The last Quickstart tip I have is to help you move about the world. Did you roll a Norn and want to quest with your Sylvari friend? Or maybe you just want to check out the Charr area? It is easier than it looks.

  1. Press H, to bring up the Hero menu.
  2. Click on the PvP tab, along the bottom left.
  3. Click “Enter the Mists.”
  4. If this is your first time here, go ahead and do these tutorial Hearts.
  5. This next area is the “lobby” for PvP. Feel free to check out your level 80 abilities.
  6. Otherwise, run into the gate your should be facing. It should say “Lion’s Arch” when near.
  7. In this next area, press M for your map. It should look like this:

…almost there…

  1. Run North across the bridge, the hook around to the West.
  2. One portal for each starting zone.
  3. Pro tip: you can tell which starting zone a gate belongs to by the race of its guards.
  4. Go through one of them, grab the nearby Waypoint, then find your friend.

The good news is that there is a Waypoint right at the cluster of portals, meaning you won’t have to the do the PvP portaling trick again. On the other hand, traveling to a Waypoint clear across the world is fairly pricey for a low-level toon (something like 50+ copper for a level 8) so you may want to save those pennies by taking the “long way.”

As you might surmise, each capital will have a portal that leads straight to that Lion’s Arch cluster of portals. If you know your way around your own capital good enough to figure out where it is, feel free to cut out the PvP zone detour. The benefit of the above outlined path is that it is easier to tell someone to click a button and head North than it likely is shepherding them around the utterly massive capitals.
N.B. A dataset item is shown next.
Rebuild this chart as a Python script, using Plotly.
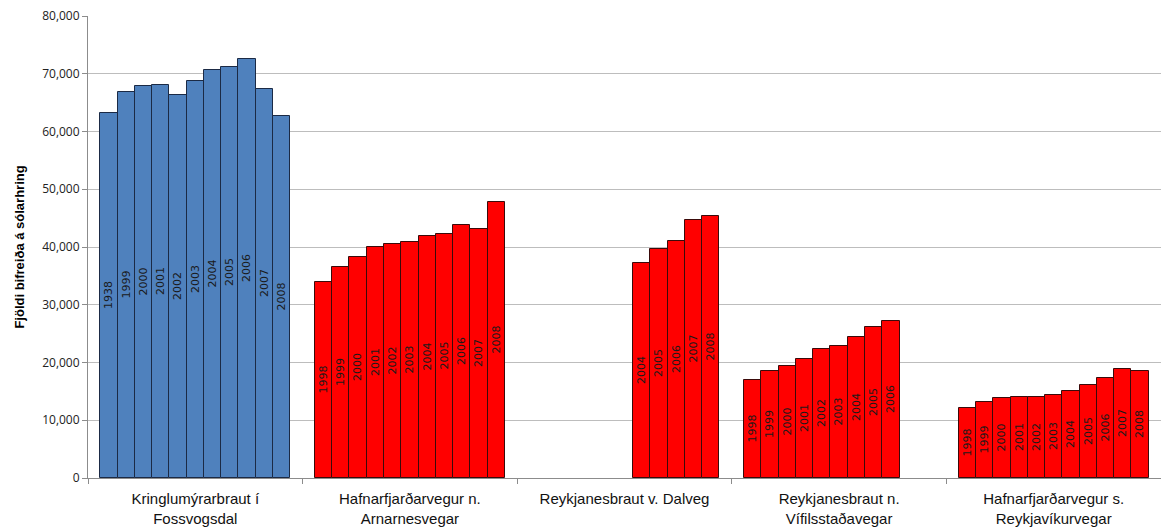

And that, my friends, is that. Crafting is a bit beyond the scope of a Quickstart Guide, and I am not entirely sure how useful a Renown Heart/Dynamic Event rundown would be in comparison to just running around doing it. In any case, hopefully this post was useful in some way, either to yourself or as something to point a friend towards.

Now if you will excuse me, I’m still trying to figure out which character will be my main.